Over and over again Dorian used to read the fantastic chapter . . .in which, as in some curious tapestries are cunningly wrought enamels, or picture the awful and beautiful forms of those whom vice and blood and weariness had made monstrous or mad: Filippo, Duke of Milan, who slew his wife, and painted her lips with a scarlet poison that her lover might suck deaths from the dead thing he fondled . . . Gian Maria Visconti, who used hounds to chase living men, and whose murdered body was covered with roses by a harlot who had love him (Wilde, 149).
. . .Ad infinitum, but the reader gets the point. Evil is ensconced in beauty, it becomes a pleasure, a temptation to be fulfilled.
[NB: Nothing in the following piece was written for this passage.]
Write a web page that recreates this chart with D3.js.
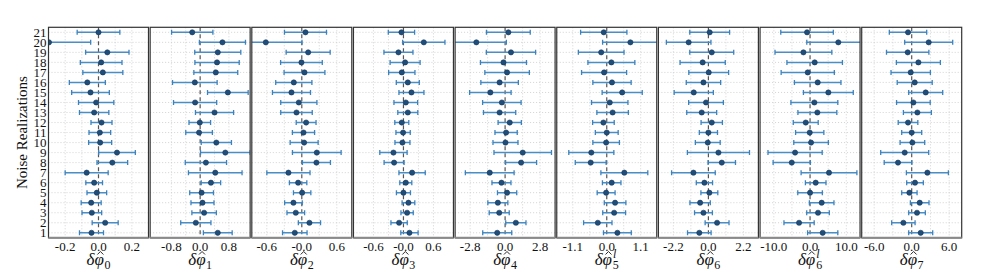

By the end of the story, Dorian’s transgressions have caught up with him. His hand in the deaths of his dear friends, the hatred of society towards him, have driven him to paranoia and opiates. He is faced with guilt, or at least a sense of ‘wrongness’ in what he has done. He finds himself where we knew it must end, in front of his portrait, the ghastly representation of his soul. He is in pain by the emotions the ugliness of his very being has flung upon him. He takes a knife to slash the effigy, and, through some psychological twist, lands the knife not in the canvas, but into his own heart.

Wilde, though a proponent of the Aesthetic cause, clearly ends his novel with an illustration of Aestheticism’s failure in Dorian life. It could be that man cannot live completely without morals. It could be describing the dedication to beauty that one must have to succeed in life; Dorian doubted the premise for a minute and his life ended in tragedy. Either way, it is apparent that Dorian’s brand of Aestheticism was incompatible with not only the society he lived within, but with the intrinsic qualities of human nature. Whether it is a philosophical flaw or not, we must, as human, projects emotions into what we see, do or experience. It is what makes us sentient, emotional and moral beings. They may mar our outlook on a world of pleasure but, even in the face of utter beauty, morals are, apparently, inescapable.